Yes, you can safely take the address of an object once its storage has been allocated, even if it has not yet been initialised. The storage for static objects lasts for the duration of the program, so you can take the address at any time.

Of course, accessing the object itself outside its lifetime is not allowed.

Answer 2

It's worth mentioning that the initialisation of non-local static variables (that aren't in class template data members) in a single translation unit is ordered (§3.6.2/2):

Definitions of explicitly specialized class template static data members [... not this]. Other class template static data members [... not this]. Other non-local variables with static storage duration have ordered initialization. Variables with ordered initialization defined within a single translation unit shall be initialized in the order of their definitions in the translation unit.

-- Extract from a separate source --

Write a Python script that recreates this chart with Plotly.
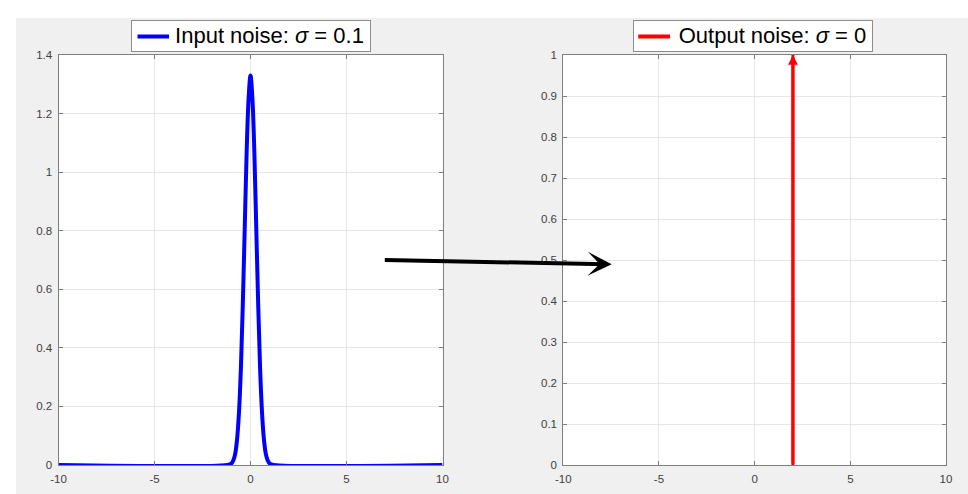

So you know that FIRST_KEY_ will be initialised before SECOND_KEY_ will be initialised before ACTIONS_PROCESSORS_MAP_.

But even if this weren't the case, it would still be okay. Since std::string has non-trivial construction, there is some time between its storage has been allocated and the beginning of its lifetime. In this time it is okay to have a pointer to the object, as long as you don't do certain things with it. Your code doesn't do anything with it but store the pointer - you're safe. §3.8/5:

Before the lifetime of an object has started but after the storage which the object will occupy has been allocated or, after the lifetime of an object has ended and before the storage which the object occupied is reused or released, any pointer that refers to the storage location where the object will be or was located may be used but only in limited ways.

The limited ways are basically anything that doesn't involve accessing the object. In fact, it's fine to even perform indirection through the pointer as long as it doesn't end up undergoing lvalue-to-rvalue conversion (which essentially represents reading the object from memory).